### Collected data

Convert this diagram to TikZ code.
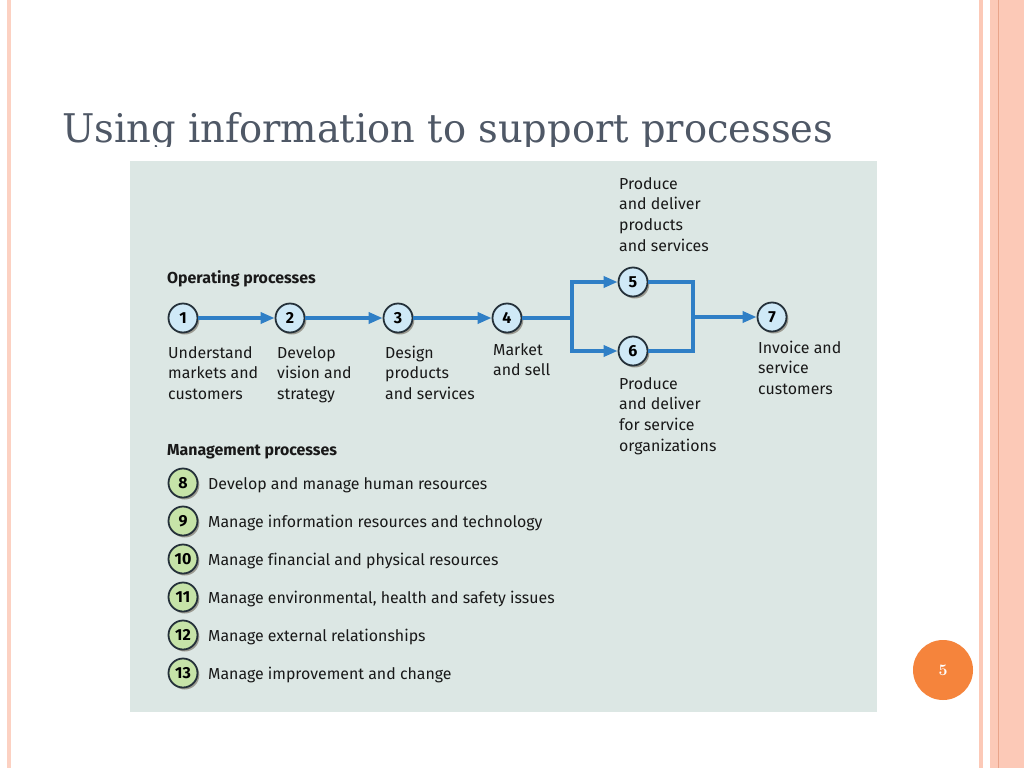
\documentclass[tikz,border=0pt]{standalone}
\usepackage{fontspec}
\usetikzlibrary{arrows.meta,shadows}
\newfontfamily\dfont{Fira Sans}[Ligatures=NoCommon]
\newfontfamily\tfont{DejaVu Serif}[Ligatures=NoCommon]
\definecolor{panel}{HTML}{DCE7E4}
\definecolor{arrowblue}{HTML}{2F7FC6}
\definecolor{bluefill}{HTML}{CFE9F7}
\definecolor{greenfill}{HTML}{C6E3A8}
\definecolor{ringcol}{HTML}{25313A}
\definecolor{titlecol}{HTML}{4F5866}
\definecolor{pinkband}{HTML}{FCC9B7}
\definecolor{pinkline}{HTML}{E9A48A}
\definecolor{orangedot}{HTML}{F5843C}
\newcommand\lbl[1]{\begin{tabular}[t]{@{}l@{}}#1\end{tabular}}
\begin{document}
\begin{tikzpicture}[x=1pt,y=-1pt,
  numcirc/.style={circle,draw=ringcol,line width=1.8pt,minimum size=29pt,inner sep=0pt,
    font=\dfont\fontsize{16}{16}\selectfont\bfseries,
    drop shadow={shadow xshift=1.8pt,shadow yshift=-2pt,opacity=0.4,fill=black!70!brown}},
  opc/.style={numcirc,fill=bluefill},
  mgc/.style={numcirc,fill=greenfill},
  txt/.style={anchor=base west,inner sep=0pt,text=black!90,font=\dfont\fontsize{15.9}{20.7}\selectfont},
  head/.style={txt,font=\dfont\fontsize{15.9}{20.7}\selectfont\bfseries},
  flow/.style={draw=arrowblue,line width=3.4pt},
  flowarr/.style={flow,-{Triangle[length=14pt,width=11pt]}},
]
\useasboundingbox (0,0) rectangle (1024,768);
\fill[white] (0,0) rectangle (1024,768);
% side decorations
\fill[pinkband!85] (7,0) rectangle (11,768);
\fill[pinkband] (979,0) rectangle (983,768);
\fill[pinkband] (990,0) rectangle (1024,768);
\draw[pinkline,line width=0.8pt] (998,0) -- (998,768);
% title
\begin{scope}
\clip (0,0) rectangle (1024,146);
\node[anchor=base west,inner sep=0pt,text=titlecol,font=\tfont\fontsize{39.5}{44}\selectfont] (title) at (62,142) {\resizebox{771pt}{\height}{Using information to support processes}};
\end{scope}
% panel
\fill[panel] (130,161) rectangle (877,712);
% operating processes
\node[head] (ophead) at (167,283) {Operating processes};
\node[opc] (c1) at (183,318) {1};
\node[opc] (c2) at (290,318) {2};
\node[opc] (c3) at (398,318) {3};
\node[opc] (c4) at (507,318) {4};
\node[opc] (c5) at (633,282) {5};
\node[opc] (c6) at (633,351) {6};
\node[opc] (c7) at (772,317) {7};
\coordinate (split) at (572,318);
\coordinate (join) at (693,317);
\draw[flowarr] (c1) -- (c2);
\draw[flowarr] (c2) -- (c3);
\draw[flowarr] (c3) -- (c4);
\draw[flow] (c4) -- (split);
\draw[flowarr] (split) |- (c5);
\draw[flowarr] (split) |- (c6);
\draw[flow] (c5) -| (join);
\draw[flow] (c6) -| (join);
\draw[flowarr] (join) -- (c7);
% labels
\node[txt] (l1) at (168,358) {\lbl{Understand\\markets and\\customers}};
\node[txt] (l2) at (277,358) {\lbl{Develop\\vision and\\strategy}};
\node[txt] (l3) at (385,358) {\lbl{Design\\products\\and services}};
\node[txt] (l4) at (493,355) {\lbl{Market\\and sell}};
\node[txt] (l5) at (619,189) {\lbl{Produce\\and deliver\\products\\and services}};
\node[txt] (l6) at (619,389) {\lbl{Produce\\and deliver\\for service\\organizations}};
\node[txt] (l7) at (758,353) {\lbl{Invoice and\\service\\customers}};
% management processes
\node[head] (mghead) at (167,455) {Management processes};
\node[mgc] (c8) at (183,483) {8};
\node[mgc] (c9) at (183,521) {9};
\node[mgc] (c10) at (183,559) {10};
\node[mgc] (c11) at (183,597) {11};
\node[mgc] (c12) at (183,635) {12};
\node[mgc] (c13) at (183,673) {13};
\node[txt] (t8) at (208,489) {Develop and manage human resources};
\node[txt] (t9) at (208,527) {Manage information resources and technology};
\node[txt] (t10) at (208,565) {Manage financial and physical resources};
\node[txt] (t11) at (208,603) {Manage environmental, health and safety issues};
\node[txt] (t12) at (208,641) {Manage external relationships};
\node[txt] (t13) at (208,679) {Manage improvement and change};
% page number
\node[circle,fill=orangedot,minimum size=60pt,inner sep=0pt,text=white,font=\fontsize{16}{16}\selectfont\bfseries] (page) at (943,670) {5};
\end{tikzpicture}
\end{document}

### Job
Word for word, quote the lines above. Omit the pictures.

### Task output
Convert this diagram to TikZ code.
\documentclass[tikz,border=0pt]{standalone}
\usepackage{fontspec}
\usetikzlibrary{arrows.meta,shadows}
\newfontfamily\dfont{Fira Sans}[Ligatures=NoCommon]
\newfontfamily\tfont{DejaVu Serif}[Ligatures=NoCommon]
\definecolor{panel}{HTML}{DCE7E4}
\definecolor{arrowblue}{HTML}{2F7FC6}
\definecolor{bluefill}{HTML}{CFE9F7}
\definecolor{greenfill}{HTML}{C6E3A8}
\definecolor{ringcol}{HTML}{25313A}
\definecolor{titlecol}{HTML}{4F5866}
\definecolor{pinkband}{HTML}{FCC9B7}
\definecolor{pinkline}{HTML}{E9A48A}
\definecolor{orangedot}{HTML}{F5843C}
\newcommand\lbl[1]{\begin{tabular}[t]{@{}l@{}}#1\end{tabular}}
\begin{document}
\begin{tikzpicture}[x=1pt,y=-1pt,
  numcirc/.style={circle,draw=ringcol,line width=1.8pt,minimum size=29pt,inner sep=0pt,
    font=\dfont\fontsize{16}{16}\selectfont\bfseries,
    drop shadow={shadow xshift=1.8pt,shadow yshift=-2pt,opacity=0.4,fill=black!70!brown}},
  opc/.style={numcirc,fill=bluefill},
  mgc/.style={numcirc,fill=greenfill},
  txt/.style={anchor=base west,inner sep=0pt,text=black!90,font=\dfont\fontsize{15.9}{20.7}\selectfont},
  head/.style={txt,font=\dfont\fontsize{15.9}{20.7}\selectfont\bfseries},
  flow/.style={draw=arrowblue,line width=3.4pt},
  flowarr/.style={flow,-{Triangle[length=14pt,width=11pt]}},
]
\useasboundingbox (0,0) rectangle (1024,768);
\fill[white] (0,0) rectangle (1024,768);
% side decorations
\fill[pinkband!85] (7,0) rectangle (11,768);
\fill[pinkband] (979,0) rectangle (983,768);
\fill[pinkband] (990,0) rectangle (1024,768);
\draw[pinkline,line width=0.8pt] (998,0) -- (998,768);
% title
\begin{scope}
\clip (0,0) rectangle (1024,146);
\node[anchor=base west,inner sep=0pt,text=titlecol,font=\tfont\fontsize{39.5}{44}\selectfont] (title) at (62,142) {\resizebox{771pt}{\height}{Using information to support processes}};
\end{scope}
% panel
\fill[panel] (130,161) rectangle (877,712);
% operating processes
\node[head] (ophead) at (167,283) {Operating processes};
\node[opc] (c1) at (183,318) {1};
\node[opc] (c2) at (290,318) {2};
\node[opc] (c3) at (398,318) {3};
\node[opc] (c4) at (507,318) {4};
\node[opc] (c5) at (633,282) {5};
\node[opc] (c6) at (633,351) {6};
\node[opc] (c7) at (772,317) {7};
\coordinate (split) at (572,318);
\coordinate (join) at (693,317);
\draw[flowarr] (c1) -- (c2);
\draw[flowarr] (c2) -- (c3);
\draw[flowarr] (c3) -- (c4);
\draw[flow] (c4) -- (split);
\draw[flowarr] (split) |- (c5);
\draw[flowarr] (split) |- (c6);
\draw[flow] (c5) -| (join);
\draw[flow] (c6) -| (join);
\draw[flowarr] (join) -- (c7);
% labels
\node[txt] (l1) at (168,358) {\lbl{Understand\\markets and\\customers}};
\node[txt] (l2) at (277,358) {\lbl{Develop\\vision and\\strategy}};
\node[txt] (l3) at (385,358) {\lbl{Design\\products\\and services}};
\node[txt] (l4) at (493,355) {\lbl{Market\\and sell}};
\node[txt] (l5) at (619,189) {\lbl{Produce\\and deliver\\products\\and services}};
\node[txt] (l6) at (619,389) {\lbl{Produce\\and deliver\\for service\\organizations}};
\node[txt] (l7) at (758,353) {\lbl{Invoice and\\service\\customers}};
% management processes
\node[head] (mghead) at (167,455) {Management processes};
\node[mgc] (c8) at (183,483) {8};
\node[mgc] (c9) at (183,521) {9};
\node[mgc] (c10) at (183,559) {10};
\node[mgc] (c11) at (183,597) {11};
\node[mgc] (c12) at (183,635) {12};
\node[mgc] (c13) at (183,673) {13};
\node[txt] (t8) at (208,489) {Develop and manage human resources};
\node[txt] (t9) at (208,527) {Manage information resources and technology};
\node[txt] (t10) at (208,565) {Manage financial and physical resources};
\node[txt] (t11) at (208,603) {Manage environmental, health and safety issues};
\node[txt] (t12) at (208,641) {Manage external relationships};
\node[txt] (t13) at (208,679) {Manage improvement and change};
% page number
\node[circle,fill=orangedot,minimum size=60pt,inner sep=0pt,text=white,font=\fontsize{16}{16}\selectfont\bfseries] (page) at (943,670) {5};
\end{tikzpicture}
\end{document}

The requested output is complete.